● What to do:
Quote the listing below in full and exactly as written, but omit every picture.
## START Supplied information
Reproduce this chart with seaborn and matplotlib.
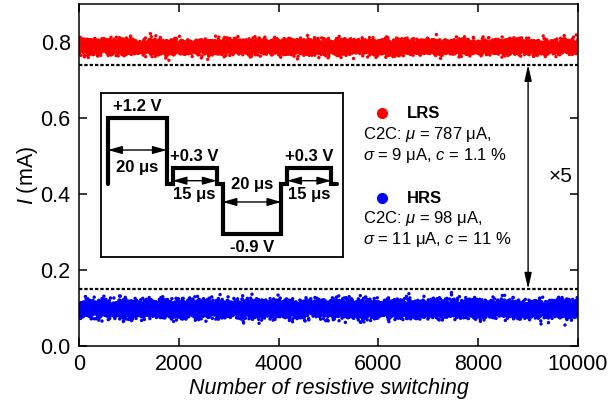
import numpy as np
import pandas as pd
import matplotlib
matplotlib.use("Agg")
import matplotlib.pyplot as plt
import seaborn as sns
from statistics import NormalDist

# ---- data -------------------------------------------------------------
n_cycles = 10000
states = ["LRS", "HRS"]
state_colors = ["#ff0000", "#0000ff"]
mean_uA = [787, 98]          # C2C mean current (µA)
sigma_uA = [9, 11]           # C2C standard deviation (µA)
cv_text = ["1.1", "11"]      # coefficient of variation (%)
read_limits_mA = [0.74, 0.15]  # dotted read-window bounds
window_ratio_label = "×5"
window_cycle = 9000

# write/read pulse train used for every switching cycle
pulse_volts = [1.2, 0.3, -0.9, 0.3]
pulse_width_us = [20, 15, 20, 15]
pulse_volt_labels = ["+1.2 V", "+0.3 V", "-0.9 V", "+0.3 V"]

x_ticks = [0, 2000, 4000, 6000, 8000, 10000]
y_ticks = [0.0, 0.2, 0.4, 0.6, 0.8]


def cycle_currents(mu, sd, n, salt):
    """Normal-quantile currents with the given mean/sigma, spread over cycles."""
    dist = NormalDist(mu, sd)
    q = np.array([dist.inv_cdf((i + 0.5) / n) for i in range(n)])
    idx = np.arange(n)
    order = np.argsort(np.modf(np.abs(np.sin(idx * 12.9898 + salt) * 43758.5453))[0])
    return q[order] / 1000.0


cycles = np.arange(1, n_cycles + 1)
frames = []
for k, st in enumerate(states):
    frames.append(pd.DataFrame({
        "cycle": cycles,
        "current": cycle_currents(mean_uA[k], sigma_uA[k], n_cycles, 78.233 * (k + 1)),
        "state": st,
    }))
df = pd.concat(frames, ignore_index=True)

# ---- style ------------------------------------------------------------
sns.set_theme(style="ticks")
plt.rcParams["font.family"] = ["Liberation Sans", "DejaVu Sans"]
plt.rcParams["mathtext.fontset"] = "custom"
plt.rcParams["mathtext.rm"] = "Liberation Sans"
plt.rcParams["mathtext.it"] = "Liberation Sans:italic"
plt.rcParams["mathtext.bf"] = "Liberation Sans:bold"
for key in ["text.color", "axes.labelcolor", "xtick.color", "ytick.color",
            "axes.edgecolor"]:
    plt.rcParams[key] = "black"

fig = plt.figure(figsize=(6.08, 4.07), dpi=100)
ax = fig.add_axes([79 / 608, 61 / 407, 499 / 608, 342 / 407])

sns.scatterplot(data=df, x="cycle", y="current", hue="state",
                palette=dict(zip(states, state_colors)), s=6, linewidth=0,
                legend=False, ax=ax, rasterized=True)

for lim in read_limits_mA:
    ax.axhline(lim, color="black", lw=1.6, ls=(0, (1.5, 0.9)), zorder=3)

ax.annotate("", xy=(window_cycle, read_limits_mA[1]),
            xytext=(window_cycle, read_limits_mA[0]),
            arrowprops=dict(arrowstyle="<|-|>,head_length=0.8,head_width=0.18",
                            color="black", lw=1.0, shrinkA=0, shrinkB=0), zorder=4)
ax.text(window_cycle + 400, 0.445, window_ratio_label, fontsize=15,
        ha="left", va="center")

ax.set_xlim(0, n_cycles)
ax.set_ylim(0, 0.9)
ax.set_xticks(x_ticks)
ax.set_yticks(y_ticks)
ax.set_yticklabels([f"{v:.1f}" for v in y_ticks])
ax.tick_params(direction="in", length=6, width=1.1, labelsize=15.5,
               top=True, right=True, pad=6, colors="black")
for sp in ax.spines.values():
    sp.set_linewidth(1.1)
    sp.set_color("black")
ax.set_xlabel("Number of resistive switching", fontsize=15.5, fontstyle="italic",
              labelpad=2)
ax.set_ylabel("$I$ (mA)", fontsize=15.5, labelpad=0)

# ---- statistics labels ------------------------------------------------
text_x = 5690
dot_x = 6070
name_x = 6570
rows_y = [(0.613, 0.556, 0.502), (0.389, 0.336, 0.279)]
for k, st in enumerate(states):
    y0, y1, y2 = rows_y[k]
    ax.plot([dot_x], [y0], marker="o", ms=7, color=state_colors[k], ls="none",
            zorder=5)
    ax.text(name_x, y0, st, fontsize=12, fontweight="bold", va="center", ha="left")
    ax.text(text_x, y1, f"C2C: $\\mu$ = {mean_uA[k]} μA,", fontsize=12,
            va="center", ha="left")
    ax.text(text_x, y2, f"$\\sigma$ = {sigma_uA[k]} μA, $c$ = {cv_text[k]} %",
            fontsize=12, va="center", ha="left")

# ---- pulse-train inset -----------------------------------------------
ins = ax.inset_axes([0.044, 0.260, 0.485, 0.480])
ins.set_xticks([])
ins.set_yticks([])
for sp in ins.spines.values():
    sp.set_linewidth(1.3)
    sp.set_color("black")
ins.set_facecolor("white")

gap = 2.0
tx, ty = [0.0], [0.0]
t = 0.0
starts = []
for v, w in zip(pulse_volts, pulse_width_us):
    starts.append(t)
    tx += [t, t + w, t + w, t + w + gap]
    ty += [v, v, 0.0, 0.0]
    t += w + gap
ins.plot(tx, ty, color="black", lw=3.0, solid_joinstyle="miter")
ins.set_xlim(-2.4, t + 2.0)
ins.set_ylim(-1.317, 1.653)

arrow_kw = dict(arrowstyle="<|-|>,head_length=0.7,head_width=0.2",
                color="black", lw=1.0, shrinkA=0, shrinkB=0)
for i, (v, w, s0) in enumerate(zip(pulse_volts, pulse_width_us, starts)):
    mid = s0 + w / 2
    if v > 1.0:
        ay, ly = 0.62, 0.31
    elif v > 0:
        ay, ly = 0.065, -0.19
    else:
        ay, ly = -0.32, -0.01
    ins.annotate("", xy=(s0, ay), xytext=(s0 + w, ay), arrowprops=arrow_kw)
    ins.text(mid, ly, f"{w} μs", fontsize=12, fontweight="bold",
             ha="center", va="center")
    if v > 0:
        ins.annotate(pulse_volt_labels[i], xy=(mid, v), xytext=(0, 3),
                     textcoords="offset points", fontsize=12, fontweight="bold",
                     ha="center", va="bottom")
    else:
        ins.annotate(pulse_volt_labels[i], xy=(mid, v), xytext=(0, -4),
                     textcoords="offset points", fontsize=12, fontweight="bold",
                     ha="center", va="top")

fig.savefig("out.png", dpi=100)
## END Supplied information
● Expected answer:
Reproduce this chart with seaborn and matplotlib.
import numpy as np
import pandas as pd
import matplotlib
matplotlib.use("Agg")
import matplotlib.pyplot as plt
import seaborn as sns
from statistics import NormalDist

# ---- data -------------------------------------------------------------
n_cycles = 10000
states = ["LRS", "HRS"]
state_colors = ["#ff0000", "#0000ff"]
mean_uA = [787, 98]          # C2C mean current (µA)
sigma_uA = [9, 11]           # C2C standard deviation (µA)
cv_text = ["1.1", "11"]      # coefficient of variation (%)
read_limits_mA = [0.74, 0.15]  # dotted read-window bounds
window_ratio_label = "×5"
window_cycle = 9000

# write/read pulse train used for every switching cycle
pulse_volts = [1.2, 0.3, -0.9, 0.3]
pulse_width_us = [20, 15, 20, 15]
pulse_volt_labels = ["+1.2 V", "+0.3 V", "-0.9 V", "+0.3 V"]

x_ticks = [0, 2000, 4000, 6000, 8000, 10000]
y_ticks = [0.0, 0.2, 0.4, 0.6, 0.8]


def cycle_currents(mu, sd, n, salt):
    """Normal-quantile currents with the given mean/sigma, spread over cycles."""
    dist = NormalDist(mu, sd)
    q = np.array([dist.inv_cdf((i + 0.5) / n) for i in range(n)])
    idx = np.arange(n)
    order = np.argsort(np.modf(np.abs(np.sin(idx * 12.9898 + salt) * 43758.5453))[0])
    return q[order] / 1000.0


cycles = np.arange(1, n_cycles + 1)
frames = []
for k, st in enumerate(states):
    frames.append(pd.DataFrame({
        "cycle": cycles,
        "current": cycle_currents(mean_uA[k], sigma_uA[k], n_cycles, 78.233 * (k + 1)),
        "state": st,
    }))
df = pd.concat(frames, ignore_index=True)

# ---- style ------------------------------------------------------------
sns.set_theme(style="ticks")
plt.rcParams["font.family"] = ["Liberation Sans", "DejaVu Sans"]
plt.rcParams["mathtext.fontset"] = "custom"
plt.rcParams["mathtext.rm"] = "Liberation Sans"
plt.rcParams["mathtext.it"] = "Liberation Sans:italic"
plt.rcParams["mathtext.bf"] = "Liberation Sans:bold"
for key in ["text.color", "axes.labelcolor", "xtick.color", "ytick.color",
            "axes.edgecolor"]:
    plt.rcParams[key] = "black"

fig = plt.figure(figsize=(6.08, 4.07), dpi=100)
ax = fig.add_axes([79 / 608, 61 / 407, 499 / 608, 342 / 407])

sns.scatterplot(data=df, x="cycle", y="current", hue="state",
                palette=dict(zip(states, state_colors)), s=6, linewidth=0,
                legend=False, ax=ax, rasterized=True)

for lim in read_limits_mA:
    ax.axhline(lim, color="black", lw=1.6, ls=(0, (1.5, 0.9)), zorder=3)

ax.annotate("", xy=(window_cycle, read_limits_mA[1]),
            xytext=(window_cycle, read_limits_mA[0]),
            arrowprops=dict(arrowstyle="<|-|>,head_length=0.8,head_width=0.18",
                            color="black", lw=1.0, shrinkA=0, shrinkB=0), zorder=4)
ax.text(window_cycle + 400, 0.445, window_ratio_label, fontsize=15,
        ha="left", va="center")

ax.set_xlim(0, n_cycles)
ax.set_ylim(0, 0.9)
ax.set_xticks(x_ticks)
ax.set_yticks(y_ticks)
ax.set_yticklabels([f"{v:.1f}" for v in y_ticks])
ax.tick_params(direction="in", length=6, width=1.1, labelsize=15.5,
               top=True, right=True, pad=6, colors="black")
for sp in ax.spines.values():
    sp.set_linewidth(1.1)
    sp.set_color("black")
ax.set_xlabel("Number of resistive switching", fontsize=15.5, fontstyle="italic",
              labelpad=2)
ax.set_ylabel("$I$ (mA)", fontsize=15.5, labelpad=0)

# ---- statistics labels ------------------------------------------------
text_x = 5690
dot_x = 6070
name_x = 6570
rows_y = [(0.613, 0.556, 0.502), (0.389, 0.336, 0.279)]
for k, st in enumerate(states):
    y0, y1, y2 = rows_y[k]
    ax.plot([dot_x], [y0], marker="o", ms=7, color=state_colors[k], ls="none",
            zorder=5)
    ax.text(name_x, y0, st, fontsize=12, fontweight="bold", va="center", ha="left")
    ax.text(text_x, y1, f"C2C: $\\mu$ = {mean_uA[k]} μA,", fontsize=12,
            va="center", ha="left")
    ax.text(text_x, y2, f"$\\sigma$ = {sigma_uA[k]} μA, $c$ = {cv_text[k]} %",
            fontsize=12, va="center", ha="left")

# ---- pulse-train inset -----------------------------------------------
ins = ax.inset_axes([0.044, 0.260, 0.485, 0.480])
ins.set_xticks([])
ins.set_yticks([])
for sp in ins.spines.values():
    sp.set_linewidth(1.3)
    sp.set_color("black")
ins.set_facecolor("white")

gap = 2.0
tx, ty = [0.0], [0.0]
t = 0.0
starts = []
for v, w in zip(pulse_volts, pulse_width_us):
    starts.append(t)
    tx += [t, t + w, t + w, t + w + gap]
    ty += [v, v, 0.0, 0.0]
    t += w + gap
ins.plot(tx, ty, color="black", lw=3.0, solid_joinstyle="miter")
ins.set_xlim(-2.4, t + 2.0)
ins.set_ylim(-1.317, 1.653)

arrow_kw = dict(arrowstyle="<|-|>,head_length=0.7,head_width=0.2",
                color="black", lw=1.0, shrinkA=0, shrinkB=0)
for i, (v, w, s0) in enumerate(zip(pulse_volts, pulse_width_us, starts)):
    mid = s0 + w / 2
    if v > 1.0:
        ay, ly = 0.62, 0.31
    elif v > 0:
        ay, ly = 0.065, -0.19
    else:
        ay, ly = -0.32, -0.01
    ins.annotate("", xy=(s0, ay), xytext=(s0 + w, ay), arrowprops=arrow_kw)
    ins.text(mid, ly, f"{w} μs", fontsize=12, fontweight="bold",
             ha="center", va="center")
    if v > 0:
        ins.annotate(pulse_volt_labels[i], xy=(mid, v), xytext=(0, 3),
                     textcoords="offset points", fontsize=12, fontweight="bold",
                     ha="center", va="bottom")
    else:
        ins.annotate(pulse_volt_labels[i], xy=(mid, v), xytext=(0, -4),
                     textcoords="offset points", fontsize=12, fontweight="bold",
                     ha="center", va="top")

fig.savefig("out.png", dpi=100)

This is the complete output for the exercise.